O MELHOR É O OUTRO
Lisboa, 01 de Setembro de 2018
Criei o pequeno monólogo autobiográfico Alcubierre durante o verão especialmente quente de 2009, na Piscina Municipal do Areeiro em Lisboa. A piscina estava abandonada, seca e coberta de poeira, mas passávamos os dias como se estivéssemos num oásis artístico e utópico, preparando os trabalhos que seriam apresentados na Mostra Cartões de Visita, organizada pelo Teatro Maria Matos, que funcionava logo ali ao lado.
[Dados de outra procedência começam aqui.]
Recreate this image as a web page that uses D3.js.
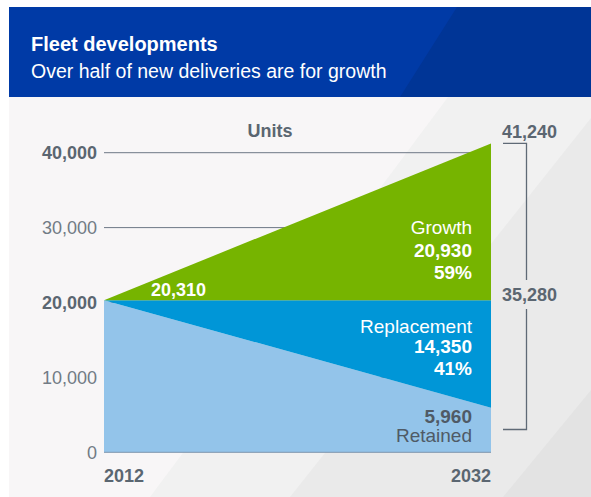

Eram sete artistas brasileiros e portugueses, reunidos em torno do Projeto Estúdios: Tiago Rodrigues (o culpado por tudo aquilo e pelo que veio depois), Felipe Rocha, Cláudia Gaiolas, Thiare Maia Amaral, Paula Diogo, Michel Blois e eu. Após algumas semanas apresentamos nossos trabalhos no interior coberto de azulejos da piscina, diante dos espectadores sentados em algumas fileiras de cadeiras desmontáveis.
Depois de voltarmos ao Brasil, Felipe Rocha (que apresentara na piscina uma adaptação de cair o queixo de “Um conto nefando?” de Sérgio Sant’Anna) e eu decidimos casar os nossos monólogos no programa duplo 2histórias. Juntei uma mesa, uma cadeira, brinquedos de criança, livros e algumas histórias de família (voltaria a usar exatamente estes mesmos recursos outras vezes ainda), a diretora Clara Kutner transformou o meu conjunto desconexo de memórias e objetos numa história pertinente e afetuosa (ela tem este poder), e ainda criou um sistema solar inteiro com pequenas lâmpadas. Felipe e eu reconstituímos o duelo entre Obi-Wan Kenobi e Darth Vader com espetos de churrasco. Que dupla!
Mais ou menos na mesma época, Gustavo Ciríaco me convidou para criar uma performance para a Ocupação Manifesta, que propôs a uma série de performers que pegassem nos manifestos que foram o principal instrumento de todo uma geração de artistas para dialogar com o seu tempo, rever destinos e propor futuros em comum e respondessem à pergunta: “Qual é, hoje, o seu manifesto?” Marina Provenzzano já era uma peça fundamental dos Foguetes Maravilha, então chamei-a e juntos colocamos em cena o Desejo-Manifesto que escrevi. Mais pequenas memórias (não escapo delas), cenas de filmes ruins (não escapo deles), um artigo sobre a prisão do impostor francês Frederic Bourdin, “O Amante de Lady Chatterley”, um banho de champanhe, eu na minha canastrice barrigudinha e Marina em toda a sua presença luminosa. Que dupla!
E agora, estes dois textos, tão colados no que eu fui e sou, estão sendo apresentados sem mim, na comemoração dos 10 anos dos Foguetes Maravilha. Marina e Lucas Canavarro (que dupla!) fazem de mim, e são as melhores versões de mim que já houve. E sem nenhum dos meus defeitos, o público tem tudo a ganhar e nada a perder.
O que me faz pensar que às vezes a passagem do tempo é para melhor.